Section 304 of the Tariff Act of 1930, as amended (19 U.S.C. 1304), requires that, unless excepted, every article of foreign origin (or its container) imported into the United States shall be marked in a conspicuous place as legibly, indelibly, and permanently as the nature of the article (or container) will permit, in such a manner as to indicate to the ultimate purchaser in the United States the English name of the country of origin of the article. Section 134.1(d), Customs Regulations [19 CFR 134.1(d)], defines "ultimate purchaser" as "generally the last person in the United States who will receive the article in the form in which it was imported."

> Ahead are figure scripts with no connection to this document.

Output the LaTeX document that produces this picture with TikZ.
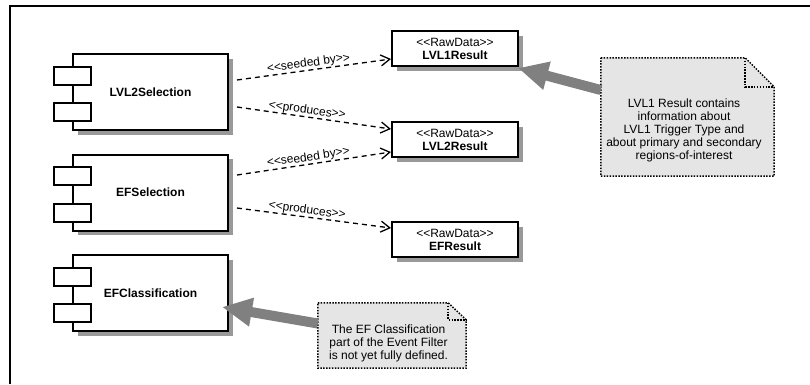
\documentclass[tikz,border=0pt]{standalone}
\usepackage{fontspec}
\setmainfont{Liberation Sans}[Ligatures=TeXOff]
\usetikzlibrary{arrows.meta,backgrounds,shadows}

\definecolor{notefill}{gray}{0.90}
\definecolor{pointergray}{gray}{0.50}

\begin{document}
\begin{tikzpicture}[x=1pt, y=-1pt,
    every node/.style={font=\fontsize{12}{13}\selectfont},
    component/.style={draw, line width=2pt, fill=white, minimum width=155pt, minimum height=76pt,
        font=\fontsize{12}{13}\selectfont\bfseries,
        drop shadow={shadow xshift=4.5pt, shadow yshift=-4.5pt, fill=black!40, opacity=1}},
    port/.style={draw, line width=2pt, fill=white, minimum width=37pt, minimum height=18pt, inner sep=0pt},
    rawdata/.style={draw, line width=2pt, fill=white, minimum width=126pt, minimum height=35pt,
        align=center, inner sep=0pt,
        drop shadow={shadow xshift=4.5pt, shadow yshift=-4.5pt, fill=black!40, opacity=1}},
    depends/.style={line width=1.3pt, dash pattern=on 5pt off 4pt, -{Straight Barb[length=9pt,width=11pt]}},
    stereo/.style={sloped, above, inner sep=0.3pt},
    notebox/.style={inner sep=0pt},
    notetext/.style={align=center, inner sep=0pt},
    noteline/.style={line width=1.5pt, dash pattern=on 1.5pt off 1.4pt},
    pointer/.style={line width=10pt, draw=pointergray, -{Triangle[length=30pt,width=27pt]}}
  ]
  \useasboundingbox (0,0) rectangle (810,384);

  % frame
  \draw[line width=1.5pt] (10,384) -- (10,6) -- (810,6);

  % components
  \node[component] (lvl2sel) at (150.5,92) {LVL2Selection};
  \node[port] (lvl2sel-p1) at ([yshift=16.5pt]lvl2sel.west) {};
  \node[port] (lvl2sel-p2) at ([yshift=-20pt]lvl2sel.west) {};

  \node[component] (efsel) at (150.5,192.5) {EFSelection};
  \node[port] (efsel-p1) at ([yshift=16.5pt]efsel.west) {};
  \node[port] (efsel-p2) at ([yshift=-20pt]efsel.west) {};

  \node[component] (efclass) at (150.5,293) {EFClassification};
  \node[port] (efclass-p1) at ([yshift=16.5pt]efclass.west) {};
  \node[port] (efclass-p2) at ([yshift=-20pt]efclass.west) {};

  % raw data
  \node[rawdata] (lvl1res) at (455,48.5) {<<RawData>>\\\textbf{LVL1Result}};
  \node[rawdata] (lvl2res) at (455,139.5) {<<RawData>>\\\textbf{LVL2Result}};
  \node[rawdata] (efres) at (455,239.5) {<<RawData>>\\\textbf{EFResult}};

  % dependencies
  \draw[depends] ([xshift=8pt,yshift=12pt]lvl2sel.east) -- node[stereo, pos=.47] {<<seeded by>>} ([yshift=-10.5pt]lvl1res.west);
  \draw[depends] ([xshift=8pt,yshift=-15pt]lvl2sel.east) -- node[stereo, pos=.45] {<<produces>>} ([yshift=10.5pt]lvl2res.west);
  \draw[depends] ([xshift=8pt,yshift=17.5pt]efsel.east) -- node[stereo, pos=.47] {<<seeded by>>} ([yshift=-12.5pt]lvl2res.west);
  \draw[depends] ([xshift=8pt,yshift=-15.5pt]efsel.east) -- node[stereo, pos=.45] {<<produces>>} ([yshift=11.5pt]efres.west);

  % notes
  \node[notebox, minimum width=173pt, minimum height=118pt] (note1) at (687.5,117) {};
  \node[notetext] (note1text) at ([xshift=-3.5pt,yshift=-13.5pt]note1.center)
    {LVL1 Result contains\\information about\\LVL1 Trigger Type and\\about primary and secondary\\regions-of-interest};
  \node[notebox, minimum width=148pt, minimum height=65pt] (note2) at (392,335.5) {};
  \node[notetext] (note2text) at ([xshift=-3.5pt,yshift=-8pt]note2.center)
    {The EF Classification\\part of the Event Filter\\is not yet fully defined.};

  \begin{pgfonlayer}{background}
    \fill[notefill] (note1.north west) -- ([xshift=-29pt]note1.north east) -- ([yshift=-29pt]note1.north east)
      -- (note1.south east) -- (note1.south west) -- cycle;
    \fill[notefill] (note2.north west) -- ([xshift=-18pt]note2.north east) -- ([yshift=-17pt]note2.north east)
      -- (note2.south east) -- (note2.south west) -- cycle;
  \end{pgfonlayer}
  \draw[noteline] (note1.north west) -- ([xshift=-29pt]note1.north east) -- ([yshift=-29pt]note1.north east)
    -- (note1.south east) -- (note1.south west) -- cycle;
  \draw[noteline] ([xshift=-29pt]note1.north east) |- ([yshift=-29pt]note1.north east);
  \draw[noteline] (note2.north west) -- ([xshift=-18pt]note2.north east) -- ([yshift=-17pt]note2.north east)
    -- (note2.south east) -- (note2.south west) -- cycle;
  \draw[noteline] ([xshift=-18pt]note2.north east) |- ([yshift=-17pt]note2.north east);

  % note pointers
  \draw[pointer] ([yshift=27pt]note1.west) -- ([xshift=-1pt,yshift=-1pt]lvl1res.south east);
  \draw[pointer] ([yshift=12pt]note2.west) -- ([xshift=-7pt,yshift=-14pt]efclass.east);
\end{tikzpicture}
\end{document}
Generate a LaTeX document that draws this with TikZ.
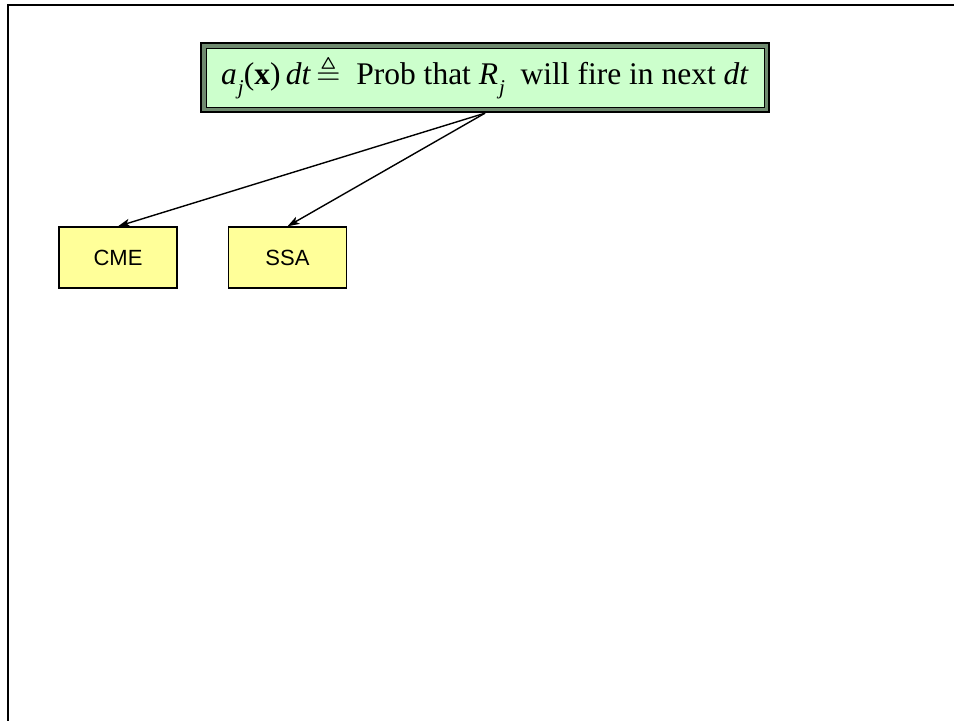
\documentclass[tikz,border=0pt]{standalone}
\usepackage{amsmath,amssymb}
\usepackage{fontspec}
\setmainfont{Liberation Serif}
\newfontfamily\boxfont{Liberation Sans}
\usetikzlibrary{arrows.meta,fit,backgrounds}
\definecolor{hdrfill}{HTML}{CCFFCC}
\definecolor{hdrgap}{HTML}{6F8A6F}
\definecolor{boxfill}{HTML}{FFFF99}
% lowered italic subscript j
\newcommand{\subj}{\raisebox{-0.32em}{\fontsize{21pt}{21pt}\selectfont\textit{j}}}
\tikzset{
  hdrtext/.style={draw=black, line width=0.9pt, fill=hdrfill, inner sep=0pt,
    minimum width=558pt, minimum height=59pt,
    font=\fontsize{31.5pt}{36pt}\selectfont},
  hdrframe/.style={draw=black, line width=2.2pt, fill=hdrgap, inner sep=4.6pt},
  methodbox/.style={draw=black, line width=1.4pt, fill=boxfill, inner sep=0pt,
    minimum width=118pt, minimum height=61pt,
    font=\boxfont\fontsize{22pt}{26pt}\selectfont},
  link/.style={line width=1.4pt, -{Stealth[length=12pt,width=8pt,inset=3pt]}},
  rule/.style={line width=2.6pt, black}
}
\begin{document}
\begin{tikzpicture}[x=1pt,y=-1pt]
\useasboundingbox (0,0) rectangle (954,721);
% page frame along the top and left edges
\coordinate (ftl) at (8,5);
\coordinate (ftr) at (954,5);
\coordinate (fbl) at (8,721);
\draw[rule] (ftr) -- (ftl) -- (fbl);
% definition banner
\node[hdrtext] (hdr) at (485,77.5)
  {\textit{a}\kern1pt\subj(\textbf{x})\,\textit{dt}\,$\triangleq$\ \ Prob that \textit{R}\kern1pt\subj\ \ will fire in next \textit{dt}};
\begin{scope}[on background layer]
  \node[hdrframe, fit=(hdr)] (hdrbox) {};
\end{scope}
% the two methods
\node[methodbox] (cme) at (118,257.5) {CME};
\node[methodbox] (ssa) at (287.5,257.5) {SSA};
\draw[link] (hdrbox.south) -- (cme.north);
\draw[link] (hdrbox.south) -- (ssa.north);
\end{tikzpicture}
\end{document}
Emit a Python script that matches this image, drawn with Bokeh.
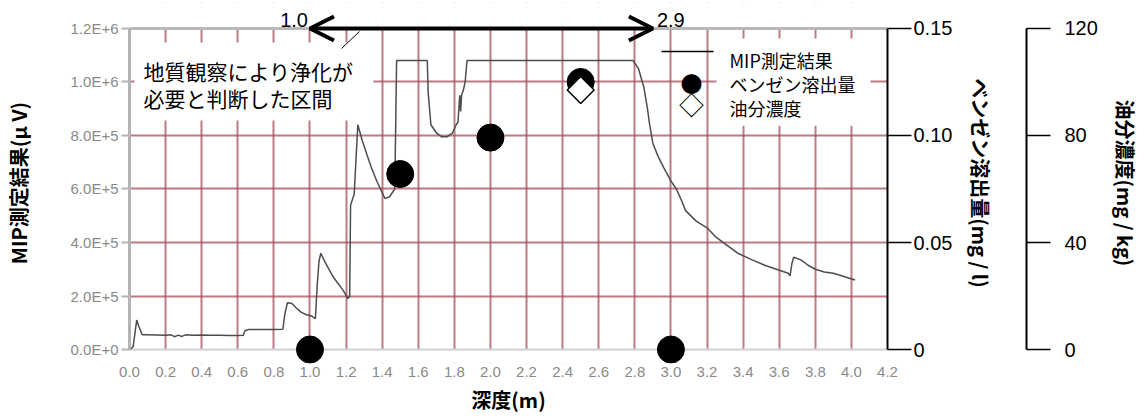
import math
from bokeh.plotting import figure
from bokeh.models import (Range1d, LinearAxis, FixedTicker, Label, Arrow, OpenHead,
                          Span, BoxAnnotation)
from bokeh.embed import file_html
from bokeh.resources import INLINE

# ---------------- data ----------------
DEPTH = [0.00, 0.02, 0.04, 0.05, 0.07, 0.10, 0.15, 0.20, 0.23, 0.25, 0.27, 0.29, 0.31,
         0.35, 0.40, 0.45, 0.50, 0.55, 0.60, 0.63, 0.64, 0.66, 0.70, 0.75, 0.80, 0.85,
         0.86, 0.875, 0.90, 0.92, 0.95, 0.98, 1.01, 1.03, 1.04, 1.05, 1.06, 1.085,
         1.13, 1.185, 1.21, 1.22, 1.225, 1.245, 1.265, 1.29, 1.315, 1.34, 1.37, 1.415,
         1.44, 1.47, 1.48, 1.65, 1.655, 1.67, 1.70, 1.73, 1.76, 1.79, 1.81, 1.82, 1.83,
         1.835, 1.84, 1.85, 1.86, 1.87, 2.79, 2.82, 2.85, 2.87, 2.88, 2.90, 2.93, 2.96,
         3.00, 3.03, 3.06, 3.08, 3.14, 3.20, 3.25, 3.30, 3.37, 3.45, 3.52, 3.60, 3.65,
         3.66, 3.67, 3.68, 3.72, 3.76, 3.80, 3.85, 3.90, 3.95, 4.02]
MIP = [0, 1.0e4, 1.1e5, 9.0e4, 5.5e4, 5.5e4, 5.4e4, 5.3e4, 5.5e4, 4.8e4, 5.4e4, 4.9e4, 5.5e4,
       5.3e4, 5.4e4, 5.3e4, 5.3e4, 5.2e4, 5.2e4, 5.3e4, 7.0e4, 7.5e4, 7.5e4, 7.5e4, 7.5e4, 7.6e4,
       1.3e5, 1.75e5, 1.72e5, 1.58e5, 1.40e5, 1.30e5, 1.25e5, 1.15e5, 2.4e5, 3.3e5, 3.6e5, 3.25e5,
       2.7e5, 2.2e5, 1.9e5, 2.0e5, 5.4e5, 5.8e5, 8.4e5, 7.8e5, 7.3e5, 6.8e5, 6.3e5, 5.65e5,
       5.7e5, 6.0e5, 1.08e6, 1.08e6, 9.6e5, 8.4e5, 8.1e5, 7.95e5, 7.95e5, 8.1e5, 8.4e5, 8.5e5, 9.5e5,
       8.9e5, 9.5e5, 9.7e5, 1.0e6, 1.08e6, 1.08e6, 1.05e6, 9.8e5, 9.0e5, 8.5e5, 7.7e5, 7.2e5, 6.8e5,
       6.3e5, 6.0e5, 5.55e5, 5.2e5, 4.8e5, 4.55e5, 4.2e5, 3.95e5, 3.6e5, 3.35e5, 3.15e5, 2.96e5, 2.85e5,
       2.75e5, 3.2e5, 3.45e5, 3.35e5, 3.15e5, 3.0e5, 2.9e5, 2.85e5, 2.75e5, 2.6e5]

SAMPLE_DEPTH = [1.0, 1.5, 2.0, 2.5, 3.0]
BENZENE = [0.0, 0.082, 0.099, 0.125, 0.0]
OIL_DEPTH = [2.5]
OIL = [97.0]

X_TICKS = [0.0, 0.2, 0.4, 0.6, 0.8, 1.0, 1.2, 1.4, 1.6, 1.8, 2.0, 2.2, 2.4, 2.6, 2.8, 3.0,
           3.2, 3.4, 3.6, 3.8, 4.0, 4.2]
X_TICK_LABELS = ["0.0", "0.2", "0.4", "0.6", "0.8", "1.0", "1.2", "1.4", "1.6", "1.8", "2.0",
                 "2.2", "2.4", "2.6", "2.8", "3.0", "3.2", "3.4", "3.6", "3.8", "4.0", "4.2"]
MIP_TICKS = [0, 200000, 400000, 600000, 800000, 1000000, 1200000]
MIP_TICK_LABELS = ["0.0E+0", "2.0E+5", "4.0E+5", "6.0E+5", "8.0E+5", "1.0E+6", "1.2E+6"]
BENZ_TICKS = [0.0, 0.05, 0.10, 0.15]
BENZ_TICK_LABELS = ["0", "0.05", "0.10", "0.15"]
OIL_TICKS = [0, 40, 80, 120]
OIL_TICK_LABELS = ["0", "40", "80", "120"]

ZONE = [1.0, 2.9]
ZONE_TEXT = "地質観察により浄化が\n必要と判断した区間"
LEGEND_LABELS = ["MIP測定結果", "ベンゼン溶出量", "油分濃度"]

X_LABEL = "深度(m)"
Y_LABEL = "MIP測定結果(μ V)"
BENZ_LABEL = "ベンゼン溶出量(mg / l)"
OIL_LABEL = "油分濃度(mg / kg)"

# ---------------- layout ----------------
W, H = 1144, 416
F_LEFT, F_TOP, F_BOTTOM, F_RIGHT = 128, 2, 364, 887
TOP_PX, ZERO_PX = 28, 350          # canvas y of the top value and of zero
MIP_MAX = MIP_TICKS[-1]
lo_frac = (F_BOTTOM - ZERO_PX) / (ZERO_PX - TOP_PX)
hi_frac = (TOP_PX - F_TOP) / (ZERO_PX - TOP_PX)

JP = "Noto Sans CJK JP"
LAT = "Liberation Sans"


def rng(top):
    return Range1d(-lo_frac * top, top * (1 + hi_frac))


p = figure(width=W, height=H, x_range=Range1d(X_TICKS[0], X_TICKS[-1]),
           y_range=rng(MIP_MAX),
           output_backend="svg", toolbar_location=None,
           min_border_left=F_LEFT, min_border_top=F_TOP,
           min_border_bottom=H - F_BOTTOM, min_border_right=W - F_RIGHT)
p.outline_line_color = None
p.background_fill_color = "white"
p.border_fill_color = "white"

p.extra_y_ranges = {"benz": rng(BENZ_TICKS[-1]), "oil": rng(OIL_TICKS[-1])}

# grid
GRID = "#a64f5c"
p.xgrid.ticker = FixedTicker(ticks=X_TICKS)
p.ygrid.ticker = FixedTicker(ticks=MIP_TICKS[1:-1])
for g in (p.xgrid, p.ygrid):
    g.grid_line_color = GRID
    g.grid_line_width = 2
    g.grid_line_alpha = 0.75

# keep grid inside the value box
p.add_layout(BoxAnnotation(top=MIP_TICKS[0], fill_color="white", fill_alpha=1.0,
                           line_color=None, level="underlay"))
p.add_layout(BoxAnnotation(bottom=MIP_MAX, fill_color="white", fill_alpha=1.0,
                           line_color=None, level="underlay"))
p.add_layout(Span(location=MIP_TICKS[0], dimension="width", line_color="#d0d0d0",
                  line_width=2, level="underlay"))
p.add_layout(Span(location=MIP_MAX, dimension="width", line_color="#b8b8b8",
                  line_width=3, level="underlay"))

# bottom axis
xa = p.xaxis[0]
xa.ticker = FixedTicker(ticks=X_TICKS)
xa.major_label_overrides = dict(zip(X_TICKS, X_TICK_LABELS))
xa.axis_line_color = None
xa.major_tick_out = 0
xa.major_tick_in = 0
xa.minor_tick_out = 0
xa.minor_tick_in = 0
xa.major_label_standoff = 3
xa.major_label_text_font = LAT
xa.major_label_text_font_size = "15px"
xa.major_label_text_color = "#8a8a8a"
xa.axis_label = X_LABEL
xa.axis_label_text_font = JP
xa.axis_label_text_font_size = "20px"
xa.axis_label_text_font_style = "bold"
xa.axis_label_text_color = "black"
xa.axis_label_standoff = 5

# left axis
ya = p.yaxis[0]
ya.ticker = FixedTicker(ticks=MIP_TICKS)
ya.major_label_overrides = dict(zip(MIP_TICKS, MIP_TICK_LABELS))
ya.bounds = (MIP_TICKS[0], MIP_MAX)
ya.axis_line_color = "#b4b4b4"
ya.axis_line_width = 3
ya.major_tick_out = 8
ya.major_tick_in = 0
ya.major_tick_line_color = "#b4b4b4"
ya.major_tick_line_width = 2
ya.minor_tick_out = 0
ya.minor_tick_in = 0
ya.major_label_standoff = 3
ya.major_label_text_font = LAT
ya.major_label_text_font_size = "15px"
ya.major_label_text_color = "#8a8a8a"
ya.axis_label = Y_LABEL
ya.axis_label_text_font = JP
ya.axis_label_text_font_size = "20px"
ya.axis_label_text_font_style = "bold"
ya.axis_label_text_color = "black"
ya.axis_label_standoff = 35


def right_axis(rname, ticks, labels, title, tick_out, lab_standoff, title_standoff):
    ax = LinearAxis(y_range_name=rname, ticker=FixedTicker(ticks=ticks),
                    bounds=(ticks[0], ticks[-1]))
    ax.major_label_overrides = dict(zip(ticks, labels))
    ax.axis_line_color = "black"
    ax.axis_line_width = 2
    ax.major_tick_out = tick_out
    ax.major_tick_in = 0
    ax.major_tick_line_color = "black"
    ax.major_tick_line_width = 1.5
    ax.minor_tick_out = 0
    ax.minor_tick_in = 0
    ax.major_label_standoff = lab_standoff
    ax.major_label_text_font = LAT
    ax.major_label_text_font_size = "20px"
    ax.major_label_text_color = "black"
    ax.axis_label = title
    ax.axis_label_text_font = JP
    ax.axis_label_text_font_size = "20px"
    ax.axis_label_text_font_style = "bold"
    ax.axis_label_text_color = "black"
    ax.axis_label_standoff = title_standoff
    return ax


p.add_layout(right_axis("benz", BENZ_TICKS, BENZ_TICK_LABELS, BENZ_LABEL, 24, 2, 11), "right")
spacer = LinearAxis(y_range_name="benz", ticker=FixedTicker(ticks=[]), axis_line_color=None,
                    major_tick_out=0, major_tick_in=0, minor_tick_out=0, minor_tick_in=0,
                    axis_label=" ", axis_label_text_font_size="10px", axis_label_standoff=14)
p.add_layout(spacer, "right")
p.add_layout(right_axis("oil", OIL_TICKS, OIL_TICK_LABELS, OIL_LABEL, 24, 14, 10), "right")

# data
p.line(DEPTH, MIP, line_color="#4d4d4d", line_width=1.5)
p.scatter(SAMPLE_DEPTH, BENZENE, y_range_name="benz", size=27, fill_color="black",
          line_color="black")
p.scatter(OIL_DEPTH, OIL, y_range_name="oil", marker="square", angle=math.pi / 4, size=19,
          fill_color="white", line_color="black", line_width=1.5)


# ---------------- annotations (screen units, relative to the frame) ----------------
def sx(px):
    return px - F_LEFT


def sy(py):
    return F_BOTTOM - py


# zone arrow
p.add_layout(Arrow(x_start=ZONE[0], x_end=ZONE[1], y_start=MIP_MAX, y_end=MIP_MAX,
                   line_color="black", line_width=4,
                   start=OpenHead(size=24, line_width=4, line_color="black"),
                   end=OpenHead(size=24, line_width=4, line_color="black")))
p.add_layout(Label(x=ZONE[0], y=MIP_MAX, text=f"{ZONE[0]:.1f}", text_align="right",
                   text_baseline="middle", x_offset=-2, y_offset=8, text_font=LAT,
                   text_font_size="20px", text_color="black"))
p.add_layout(Label(x=ZONE[1], y=MIP_MAX, text=f"{ZONE[1]:.1f}", text_align="left",
                   text_baseline="middle", x_offset=4, y_offset=8, text_font=LAT,
                   text_font_size="20px", text_color="black"))

# zone note (anchor = top-left corner of the white box)
p.add_layout(Label(x=sx(133), y=sy(43), x_units="screen", y_units="screen", text=ZONE_TEXT,
                   text_align="left", text_baseline="top", text_font=JP,
                   text_font_size="21px", text_line_height=0.9, text_color="black",
                   background_fill_color="white", background_fill_alpha=1.0,
                   padding={"left": 9, "right": 20, "top": 13, "bottom": 8}))
p.add_layout(Arrow(x_start=sx(340), y_start=sy(49), x_end=sx(358), y_end=sy(32),
                   start_units="screen", end_units="screen", start=None, end=None,
                   line_color="black", line_width=1))

# legend (anchor = top-left corner of the white box)
p.add_layout(Label(x=sx(715), y=sy(39), x_units="screen", y_units="screen",
                   text="\n".join(LEGEND_LABELS), text_align="left", text_baseline="top",
                   text_font=JP, text_font_size="18px", text_line_height=0.93,
                   text_color="black", background_fill_color="white",
                   background_fill_alpha=1.0,
                   padding={"left": 13, "right": 15, "top": 8, "bottom": 5}))
p.add_layout(Arrow(x_start=sx(660), y_start=sy(52), x_end=sx(712), y_end=sy(52),
                   start_units="screen", end_units="screen", start=None, end=None,
                   line_color="black", line_width=1.5))
p.add_layout(Label(x=sx(690), y=sy(82), x_units="screen", y_units="screen", text="●",
                   text_align="center", text_baseline="middle", text_font=JP,
                   text_font_size="22px", text_color="black"))
p.add_layout(Label(x=sx(690), y=sy(104), x_units="screen", y_units="screen", text="◇",
                   text_align="center", text_baseline="middle", text_font=JP,
                   text_font_size="25px", text_color="black"))

open("out.html", "w").write(file_html(p, INLINE))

Section 134.24(b), Customs Regulations [19 CFR 134.24(b)], provides that disposable containers, not designed or capable of reuse, which are imported empty and packed and sold in multiple units, need not be individually marked with the country of origin. The marking requirements may be met by marking the outermost container which reaches the ultimate purchaser. The packers of the fresh produce are considered to be the ultimate purchasers of the polypropylene net bags. Therefore, the bags may be excepted from individual marking provided the shipping containers in which they are imported are marked to indicate the country of origin of the bags, and the Customs officers at the port of entry are satisfied that the shipping containers will reach the ultimate purchaser unopened.

The references on the bags to domestic locations do not create the erroneous impression that the bags are of United States origin. Rather, they imply only that the produce packed within is of domestic origin. Therefore, the marking will not be considered misleading or deceptive, provided that the Customs officers at the port of entry are satisfied that the merchandise to be packaged in the bags is in fact produce grown in the United States.

This ruling is being issued under the provisions of Section 177 of the Customs Regulations (19 C.F.R. 177).

A copy of this ruling letter should be attached to the entry documents filed at the time this merchandise is imported. If the documents have been filed without a copy, this ruling should be brought to the attention of the Customs officer handling the transaction.